Bulgaria’s Progress of Becoming a Member State of the European Union


        Bulgaria is a small country of eight million citizens situated south of the Danube River, and north of Egypt with 130 km of beaches along the Black Sea.   The largest part of the population is urban.  85% of Bulgarians are Christian Orthodox, whereas 13% of the population practices Islam.   The Bulgarian ethnic group represents 85.8% of the population.   Other major ethnic groups are the Turks (9.7%) and Roma (3.4%).   Founded in 681 Bulgaria is one of the most ancient states on the European continent.   Its rich historic heritage, coupled with beautiful natural scenery is most conducive to the development of tourism.   The country is famous for its Tracian Gold Treasure.   It also boasts nine cultural monuments and natural reserves featuring on the UNESCO list, among which the Rila Monastery, the Boyana Church, the Madara Horseman, and the Pirin National Park.   Bulgaria’s main exports are light industry products, foods and wines, which are successfully competing on European markets.

        Bulgaria is a parliamentary republic.  The Constitution is the supreme law of the country.  The latest Constitution of the Republic of Bulgaria was adopted in July of 1991 and features all basic principles of modern constitutionalism.  It provides for a multi-party parliamentary system and free elections on the basis of universal suffrage.  The three branches of power in Bulgaria are the legislative, the executive and the judicial.

        Since the 1996-97 crises, the country has achieved macro-economic stability and has a stable currency board, low basic interest rate, and substantial foreign-exchange reserves.  Real economic growth significantly accelerated from 2.4 percent in 1999 to 5.8 percent in 2000, and this trend has been confirmed by the latest 2001 data (4.5 percent in the first quarter).

Relations between the European Union and Bulgaria

Bulgaria has continued to implement the Europe Agreement correctly and contributed to the smooth functioning of the various joint institutions.   The share of the European Community in Bulgaria’s overall foreign trade dropped from 52.1 % of all exports in 1999 to 51.1% in 2000.  The share of the European Community dropped from 48.4% of all imports in 1999 to 44.0% in 2000.  Bulgaria's main exports to the Community were base metals, textiles and machinery.   While its main imports from the EC were machinery, textiles and chemical products.
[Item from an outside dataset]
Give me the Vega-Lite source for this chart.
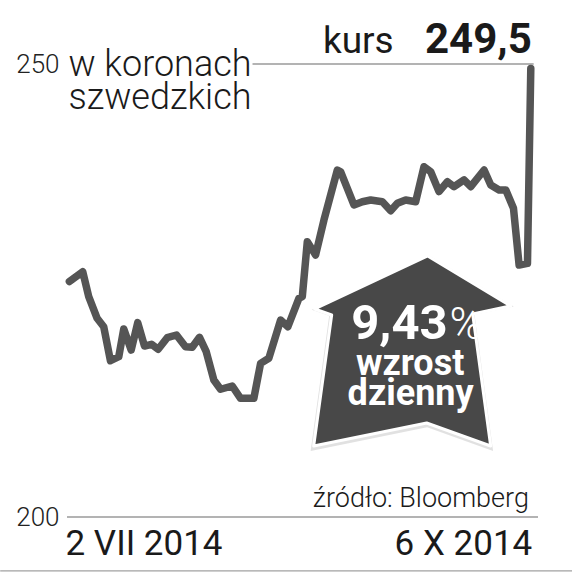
{
  "$schema": "https://vega.github.io/schema/vega-lite/v6.json",
  "autosize": {"type": "none"},
  "padding": {"left": 67, "top": 64, "right": 34, "bottom": 56},
  "width": 471,
  "height": 453,
  "background": "white",
  "config": {"view": {"stroke": null}},
  "datasets": {
    "kurs": [
      {"dzien": 0, "cena": 226.0},
      {"dzien": 2.77, "cena": 227.08},
      {"dzien": 4.02, "cena": 224.32},
      {"dzien": 5.77, "cena": 221.93},
      {"dzien": 7.14, "cena": 221.0},
      {"dzien": 8.54, "cena": 217.25},
      {"dzien": 10.27, "cena": 217.69},
      {"dzien": 11.31, "cena": 220.75},
      {"dzien": 12.85, "cena": 218.43},
      {"dzien": 14.22, "cena": 221.45},
      {"dzien": 15.62, "cena": 218.87},
      {"dzien": 17.08, "cena": 219.06},
      {"dzien": 18.47, "cena": 218.51},
      {"dzien": 20.35, "cena": 219.79},
      {"dzien": 22.28, "cena": 220.09},
      {"dzien": 24.16, "cena": 218.8},
      {"dzien": 25.55, "cena": 218.73},
      {"dzien": 27.07, "cena": 219.83},
      {"dzien": 28.47, "cena": 218.25},
      {"dzien": 30.05, "cena": 215.12},
      {"dzien": 31.45, "cena": 214.1},
      {"dzien": 33.88, "cena": 214.46},
      {"dzien": 35.61, "cena": 213.1},
      {"dzien": 38.38, "cena": 213.1},
      {"dzien": 39.78, "cena": 216.96},
      {"dzien": 41.5, "cena": 217.52},
      {"dzien": 43.94, "cena": 221.74},
      {"dzien": 45.46, "cena": 221.0},
      {"dzien": 47.75, "cena": 224.14},
      {"dzien": 48.46, "cena": 224.32},
      {"dzien": 49.5, "cena": 230.39},
      {"dzien": 51.23, "cena": 228.92},
      {"dzien": 52.96, "cena": 232.78},
      {"dzien": 55.75, "cena": 238.3},
      {"dzien": 56.43, "cena": 238.11},
      {"dzien": 59.2, "cena": 234.44},
      {"dzien": 60.95, "cena": 234.8},
      {"dzien": 62.68, "cena": 234.99},
      {"dzien": 65.12, "cena": 234.8},
      {"dzien": 66.85, "cena": 233.81},
      {"dzien": 68.24, "cena": 234.62},
      {"dzien": 69.97, "cena": 234.99},
      {"dzien": 72.05, "cena": 234.8},
      {"dzien": 73.78, "cena": 238.66},
      {"dzien": 75.18, "cena": 238.11},
      {"dzien": 76.9, "cena": 235.91},
      {"dzien": 78.65, "cena": 237.01},
      {"dzien": 80.03, "cena": 236.46},
      {"dzien": 82.11, "cena": 237.2},
      {"dzien": 83.51, "cena": 236.46},
      {"dzien": 86.28, "cena": 238.3},
      {"dzien": 87.67, "cena": 236.64},
      {"dzien": 89.4, "cena": 236.09},
      {"dzien": 90.8, "cena": 236.09},
      {"dzien": 92.4, "cena": 234.07},
      {"dzien": 93.57, "cena": 227.81},
      {"dzien": 95.31, "cena": 228.0},
      {"dzien": 96, "cena": 249.5}
    ],
    "siatka": [
      {"od": -0.5, "do": 97.5, "poziom": 200},
      {"od": 38.1, "do": 96.6, "poziom": 250}
    ]
  },
  "layer": [
    {
      "data": {"name": "siatka"},
      "mark": {"type": "rule", "color": "#9a9a9a", "strokeWidth": 1.5},
      "encoding": {
        "x": {"field": "od", "type": "quantitative", "scale": {"domain": [-0.5, 97.5], "nice": false, "zero": false},
          "axis": {"values": [-0.5, 96.2], "labelExpr": "datum.value < 50 ? '2 VII 2014' : '6 X 2014'",
            "labelAlign": {"expr": "datum.value < 50 ? 'left' : 'right'"},
            "labelOffset": {"expr": "datum.value < 50 ? -2 : 0"},
            "labelFont": "Roboto", "labelFontSize": 35, "labelColor": "#1a1a1a",
            "labelBaseline": "alphabetic", "labelPadding": 37, "ticks": false, "domain": false, "grid": false, "title": null, "labelOverlap": false, "labelBound": false, "labelFlush": false}},
        "x2": {"field": "do"},
        "y": {"field": "poziom", "type": "quantitative", "scale": {"domain": [200, 250], "nice": false, "zero": false},
          "axis": {"values": [200, 250], "labelFont": "Roboto", "labelFontWeight": 300, "labelFontSize": 26, "labelColor": "#222",
            "labelPadding": 8, "ticks": false, "domain": false, "grid": false, "title": null}}
      }
    },
    {
      "data": {"values": [{"poziom": 194.05, "od": -14.4, "do": 104.8}]},
      "mark": {"type": "rule", "color": "#8a8a8a", "strokeWidth": 1},
      "encoding": {
        "x": {"field": "od", "type": "quantitative"},
        "x2": {"field": "do"},
        "y": {"field": "poziom", "type": "quantitative"}
      }
    },
    {
      "data": {"name": "kurs"},
      "mark": {"type": "line", "color": "#555555", "strokeWidth": 7.5, "strokeJoin": "round", "strokeCap": "round"},
      "encoding": {
        "x": {"field": "dzien", "type": "quantitative"},
        "y": {"field": "cena", "type": "quantitative"}
      }
    },
    {
      "data": {"values": [{"dzien": 71.32, "cena": 218.05}]},
      "mark": {"type": "point", "filled": true, "size": 42500, "color": "#d9d9d9", "opacity": 0.8,
        "shape": "M0.155,-0.955 L-0.975,-0.425 L-0.805,-0.365 L-0.985,0.945 L0.145,0.715 L0.785,0.945 L0.605,-0.375 L0.985,-0.455 Z"},
      "encoding": {
        "x": {"field": "dzien", "type": "quantitative"},
        "y": {"field": "cena", "type": "quantitative"}
      }
    },
    {
      "data": {"values": [{"dzien": 71.32, "cena": 218.27}]},
      "mark": {"type": "point", "filled": true, "size": 40000, "fill": "#484848", "stroke": "white", "strokeWidth": 3, "opacity": 1, "strokeJoin": "round",
        "shape": "M0.155,-0.955 L-0.975,-0.425 L-0.805,-0.365 L-0.985,0.945 L0.145,0.715 L0.785,0.945 L0.605,-0.375 L0.985,-0.455 Z"},
      "encoding": {
        "x": {"field": "dzien", "type": "quantitative"},
        "y": {"field": "cena", "type": "quantitative"}
      }
    },
    {
      "data": {"values": [{"tekst": "9,43", "dzien": 78.7, "cena": 219.65}]},
      "mark": {"type": "text", "font": "Roboto", "fontWeight": "bold", "fontSize": 49, "color": "white", "align": "right", "baseline": "alphabetic"},
      "encoding": {
        "x": {"field": "dzien", "type": "quantitative"},
        "y": {"field": "cena", "type": "quantitative"},
        "text": {"field": "tekst"}
      }
    },
    {
      "data": {"values": [{"tekst": "%", "dzien": 79.1, "cena": 219.65}]},
      "mark": {"type": "text", "font": "Roboto", "fontWeight": 300, "fontSize": 44, "color": "white", "align": "left", "baseline": "alphabetic"},
      "encoding": {
        "x": {"field": "dzien", "type": "quantitative"},
        "y": {"field": "cena", "type": "quantitative"},
        "text": {"field": "tekst"}
      }
    },
    {
      "data": {"values": [{"tekst": "wzrost", "dzien": 70.9, "cena": 215.67}, {"tekst": "dzienny", "dzien": 71.0, "cena": 212.36}]},
      "mark": {"type": "text", "font": "Roboto", "fontWeight": "bold", "fontSize": 36, "color": "white", "align": "center", "baseline": "alphabetic"},
      "encoding": {
        "x": {"field": "dzien", "type": "quantitative"},
        "y": {"field": "cena", "type": "quantitative"},
        "text": {"field": "tekst"}
      }
    },
    {
      "data": {"values": [{"tekst": "w koronach", "dzien": -0.21, "cena": 248.7}, {"tekst": "szwedzkich", "dzien": -0.21, "cena": 245.0}]},
      "mark": {"type": "text", "font": "Roboto", "fontWeight": 300, "fontSize": 36, "color": "#1a1a1a", "align": "left", "baseline": "alphabetic"},
      "encoding": {
        "x": {"field": "dzien", "type": "quantitative"},
        "y": {"field": "cena", "type": "quantitative"},
        "text": {"field": "tekst"}
      }
    },
    {
      "data": {"values": [{"tekst": "kurs", "dzien": 67.47, "cena": 251.21}]},
      "mark": {"type": "text", "font": "Roboto", "fontSize": 37, "color": "#1a1a1a", "align": "right", "baseline": "alphabetic"},
      "encoding": {
        "x": {"field": "dzien", "type": "quantitative"},
        "y": {"field": "cena", "type": "quantitative"},
        "text": {"field": "tekst"}
      }
    },
    {
      "data": {"values": [{"tekst": "249,5", "dzien": 96.2, "cena": 251.21}]},
      "mark": {"type": "text", "font": "Roboto", "fontWeight": "bold", "fontSize": 42, "color": "#1a1a1a", "align": "right", "baseline": "alphabetic"},
      "encoding": {
        "x": {"field": "dzien", "type": "quantitative"},
        "y": {"field": "cena", "type": "quantitative"},
        "text": {"field": "tekst"}
      }
    },
    {
      "data": {"values": [{"tekst": "źródło: Bloomberg", "dzien": 95.6, "cena": 201.1}]},
      "mark": {"type": "text", "font": "Roboto", "fontWeight": 300, "fontSize": 27, "color": "#1a1a1a", "align": "right", "baseline": "alphabetic"},
      "encoding": {
        "x": {"field": "dzien", "type": "quantitative"},
        "y": {"field": "cena", "type": "quantitative"},
        "text": {"field": "tekst"}
      }
    }
  ]
}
Regarding agricultural products, a new agreement on reciprocal concessions with Bulgaria entered into force in July 2000 on an autonomous basis, pending the conclusion of an Additional Protocol to the Europe Agreement.  As a consequence of this agreement, approximately 66 % of traditional EC agricultural imports from Bulgaria are duty-free while 51 % of EC agricultural exports to Bulgaria are exempted from duties.  

Negotiations regarding a free trade agreement on fish and fisheries products are still ongoing.   An anti-dumping complaint relating to imports of urea was lodged in October 2000 against Bulgaria (among other countries).  The investigation was concluded and a provisional price undertaking reached in July 2001.  Definitive anti-dumping duties were imposed in September 2001 on imports of hardboard from Bulgaria (among other countries).

Criteria for Membership

Political Criteria

In its 1997 Opinion, the Commission concluded that Bulgaria had fulfilled most of the political criteria necessary to join the European Union.  Since that time, Bulgaria has made considerable progress in further consolidating and deepening the stability of its institutions guaranteeing democracy, the rule of law, human rights and respect for and protection of minorities.  Over the past year, further efforts have been made in this direction as Bulgaria continues to fulfill the Copenhagen political criteria.  Many employees have civil servant status and there is now a Code of Ethics for Civil Servants.  Further steps are needed to ensure an efficient, transparent and accountable public administration.  The recent adoption by the government of two strategies, one on judicial reform and the other on combating corruption, is a significant development for Bulgaria.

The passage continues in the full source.